The chart shows, in the vertical axis, the difference between a country average productivity growth in 2000-2010 and the average productivity growth among advanced economies, in the same period. The readings along the horizontal axis are analogously defined. 

The chart shows, in the vertical axis, the difference between a country average productivity growth in 2000-2010 and the average productivity growth among developing economies, in the same period. The readings along the horizontal axis are analogously defined.
Productivity growth is in fact persistent within advanced economies, but there is no sign of persistence or reversion to the mean within emerging economies.

And so we have Fact #4: Within emerging economies, there is no significant persistence or reversion-to-trend of productivity growth in the long run. Within advanced economies, there is some evidence of persistent productivity growth.

Finally, I wanted to see if there appears to be unconditional convergence in productivity. This chart shows the average growth of productivity in 1990-2010 vs. the level of productivity in 1990. Unconditionally on stage of development, there is little relationship between level of productivity and subsequent productivity growth.

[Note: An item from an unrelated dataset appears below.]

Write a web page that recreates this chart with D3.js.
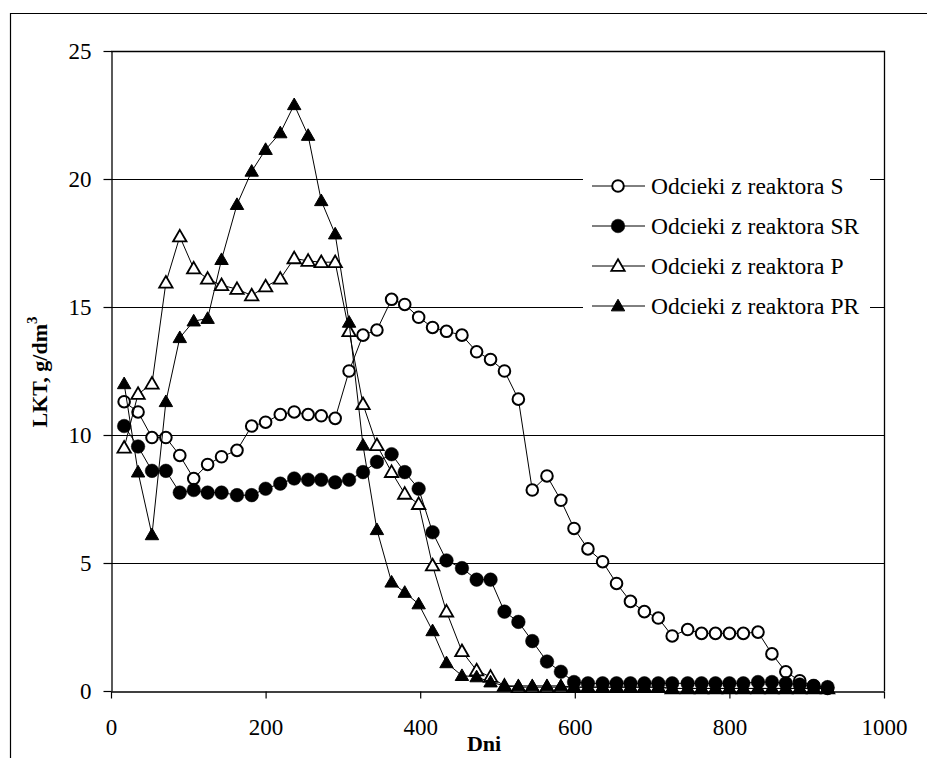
<!DOCTYPE html>
<html>
<head>
<meta charset="utf-8">
<script src="https://cdn.jsdelivr.net/npm/d3@7"></script>
<style>
  body { margin: 0; background: #fff; }
  svg { display: block; font-family: "Liberation Serif", "Times New Roman", serif; }
</style>
</head>
<body>
<svg id="chart" width="927" height="758"></svg>
<script>
// sampling days (shared by all series)
const days = [17, 35, 53, 71, 89, 107, 125, 143, 163, 182,
    200, 219, 237, 255, 272, 290, 308, 326, 344, 363,
    380, 398, 416, 434, 454, 473, 491, 509, 527, 545,
    564, 582, 599, 617, 636, 654, 672, 690, 708, 726,
    746, 764, 782, 800, 818, 837, 855, 873, 891, 909, 927];

const seriesS = [11.3, 10.9, 9.9, 9.9, 9.2, 8.3, 8.85, 9.15, 9.4, 10.35,
    10.5, 10.8, 10.9, 10.8, 10.75, 10.65, 12.5, 13.9, 14.1, 15.3,
    15.1, 14.6, 14.2, 14.05, 13.9, 13.25, 12.95, 12.5, 11.4, 7.85,
    8.4, 7.45, 6.35, 5.55, 5.05, 4.2, 3.5, 3.1, 2.85, 2.15,
    2.4, 2.25, 2.25, 2.25, 2.25, 2.3, 1.45, 0.75, 0.4, 0.2, 0.1];

const seriesSR = [10.35, 9.55, 8.6, 8.6, 7.75, 7.85, 7.75, 7.75, 7.65, 7.65,
    7.9, 8.1, 8.3, 8.25, 8.25, 8.15, 8.25, 8.55, 8.95, 9.25,
    8.55, 7.9, 6.2, 5.1, 4.8, 4.35, 4.35, 3.1, 2.7, 1.95,
    1.15, 0.75, 0.35, 0.3, 0.3, 0.3, 0.3, 0.3, 0.3, 0.3,
    0.3, 0.3, 0.3, 0.3, 0.3, 0.35, 0.35, 0.3, 0.25, 0.2, 0.15];

const seriesP = [9.5, 11.6, 12.0, 15.95, 17.75, 16.5, 16.1, 15.85, 15.7, 15.45,
    15.8, 16.1, 16.9, 16.8, 16.75, 16.75, 14.05, 11.2, 9.6, 8.55,
    7.7, 7.3, 4.9, 3.1, 1.55, 0.8, 0.55, 0.2, 0.15, 0.15,
    0.15, 0.15, 0.15, 0.15, 0.15, 0.15, 0.15, 0.15, 0.15, 0.1,
    0.1, 0.1, 0.1, 0.1, 0.1, 0.1, 0.1, 0.1, 0.1, 0.1, 0.1];

const seriesPR = [12.0, 8.55, 6.1, 11.3, 13.8, 14.45, 14.55, 16.85, 19.0, 20.3,
    21.15, 21.8, 22.9, 21.7, 19.15, 17.85, 14.4, 9.6, 6.3, 4.25,
    3.85, 3.4, 2.35, 1.1, 0.6, 0.55, 0.35, 0.2, 0.2, 0.2,
    0.2, 0.2, 0.15, 0.15, 0.15, 0.15, 0.15, 0.15, 0.15, 0.1,
    0.1, 0.1, 0.1, 0.1, 0.1, 0.1, 0.1, 0.1, 0.1, 0.1, 0.1];

const seriesNames = ["Odcieki z reaktora S", "Odcieki z reaktora SR",
    "Odcieki z reaktora P", "Odcieki z reaktora PR"];
const xTicks = [0, 200, 400, 600, 800, 1000];
const yTicks = [0, 5, 10, 15, 20, 25];

const svg = d3.select("#chart");

const x = d3.scaleLinear().domain([0, 1000]).range([111, 884]);
const y = d3.scaleLinear().domain([0, 25]).range([691, 51]);

// outer chart frame (only top and left visible in the crop)
svg.append("path")
    .attr("d", "M10.5,758 V13.5 H927")
    .attr("fill", "none")
    .attr("stroke", "#000")
    .attr("stroke-width", 1.2);

// gridlines
svg.append("g")
    .selectAll("line")
    .data(yTicks.filter(d => d > 0 && d < 25))
    .enter().append("line")
    .attr("x1", x(0)).attr("x2", x(1000))
    .attr("y1", d => Math.round(y(d)) + 0.5)
    .attr("y2", d => Math.round(y(d)) + 0.5)
    .attr("stroke", "#000");

// plot area border (top, right)
svg.append("path")
    .attr("d", `M${x(0)},${y(25) + 0.5} H${x(1000) + 0.5} V${y(0)}`)
    .attr("fill", "none")
    .attr("stroke", "#000")
    .attr("stroke-width", 1.3);

// axes
const xAxis = svg.append("g")
    .attr("transform", `translate(0,${y(0) + 0.5})`)
    .call(d3.axisBottom(x).tickValues(xTicks).tickFormat(d3.format("d"))
        .tickSize(7).tickSizeOuter(0).tickPadding(20));
const yAxis = svg.append("g")
    .attr("transform", `translate(${x(0) + 0.5},0)`)
    .call(d3.axisLeft(y).tickValues(yTicks).tickFormat(d3.format("d"))
        .tickSize(8).tickSizeOuter(0).tickPadding(12));

[xAxis, yAxis].forEach(a => {
    a.attr("font-family", null);
    a.select(".domain").attr("stroke", "#000").attr("stroke-width", 1.3);
    a.selectAll(".tick line").attr("stroke", "#000").attr("stroke-width", 1.2);
    a.selectAll("text")
        .attr("fill", "#000")
        .style("font-family", "'Liberation Serif', 'Times New Roman', serif")
        .style("font-size", "23px");
});
xAxis.selectAll("text").attr("dy", "0.71em");

// axis titles
svg.append("text")
    .attr("x", 484).attr("y", 751)
    .attr("text-anchor", "middle")
    .style("font-size", "22px")
    .style("font-weight", "bold")
    .text("Dni");

const yTitle = svg.append("text")
    .attr("transform", "translate(47,372) rotate(-90)")
    .attr("text-anchor", "middle")
    .style("font-size", "22px")
    .style("font-weight", "bold");
yTitle.append("tspan").text("LKT, g/dm");
yTitle.append("tspan").attr("dy", -10).style("font-size", "15px").text("3");

// series
const series = [
    { name: seriesNames[0], values: seriesS, shape: "circle", fill: "#fff" },
    { name: seriesNames[1], values: seriesSR, shape: "circle", fill: "#000" },
    { name: seriesNames[2], values: seriesP, shape: "triangle", fill: "#fff" },
    { name: seriesNames[3], values: seriesPR, shape: "triangle", fill: "#000" }
];

const line = d3.line().x(d => x(d[0])).y(d => y(d[1]));
const triangle = d3.symbol().type(d3.symbolTriangle).size(78);

function drawMarker(g, s) {
    if (s.shape === "circle") {
        g.append("circle")
            .attr("r", s.fill === "#000" ? 6.8 : 5.8)
            .attr("fill", s.fill)
            .attr("stroke", "#000")
            .attr("stroke-width", s.fill === "#000" ? 0.5 : 2);
    } else {
        g.append("path")
            .attr("d", triangle())
            .attr("transform", "translate(0,1)")
            .attr("fill", s.fill)
            .attr("stroke", "#000")
            .attr("stroke-width", s.fill === "#000" ? 1 : 1.8)
            .attr("stroke-linejoin", "miter");
    }
}

series.forEach(s => {
    const pts = days.map((d, i) => [d, s.values[i]]);
    const g = svg.append("g");
    g.append("path")
        .attr("d", line(pts))
        .attr("fill", "none")
        .attr("stroke", "#000")
        .attr("stroke-width", 1);
    g.selectAll("g.mk")
        .data(pts)
        .enter().append("g")
        .attr("class", "mk")
        .attr("transform", d => `translate(${x(d[0])},${y(d[1])})`)
        .each(function () { drawMarker(d3.select(this), s); });
});

// legend
const legend = svg.append("g");
legend.append("rect")
    .attr("x", 583).attr("y", 163)
    .attr("width", 287).attr("height", 162)
    .attr("fill", "#fff");

series.forEach((s, i) => {
    const ly = 186 + i * 40;
    const row = legend.append("g").attr("transform", `translate(0,${ly})`);
    row.append("line")
        .attr("x1", 592).attr("x2", 645)
        .attr("stroke", "#000").attr("stroke-width", 1);
    const m = row.append("g").attr("transform", "translate(618,0)");
    drawMarker(m, s);
    row.append("text")
        .attr("x", 651).attr("y", 0).attr("dy", "0.33em")
        .style("font-size", "23.5px")
        .text(s.name);
});
</script>
</body>
</html>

But there are differences conditional on stage of development.

The chart shows, in the vertical axis, the average productivity growth in 1990-2010. The horizontal axis displays the log of the level of productivity in 1990. 

The chart shows, in the vertical axis, the average productivity growth in 1990-2010. The horizontal axis displays the log of the level of productivity in 1990. 

The chart shows, in the vertical axis, the average productivity growth in 1990-2010. The horizontal axis displays the log of the level of productivity in 1990. 
And that leads me to Fact #5: Within advanced economies there seems to be productivity convergence over the period 1990-2010. That's not the case, however, for developing economies.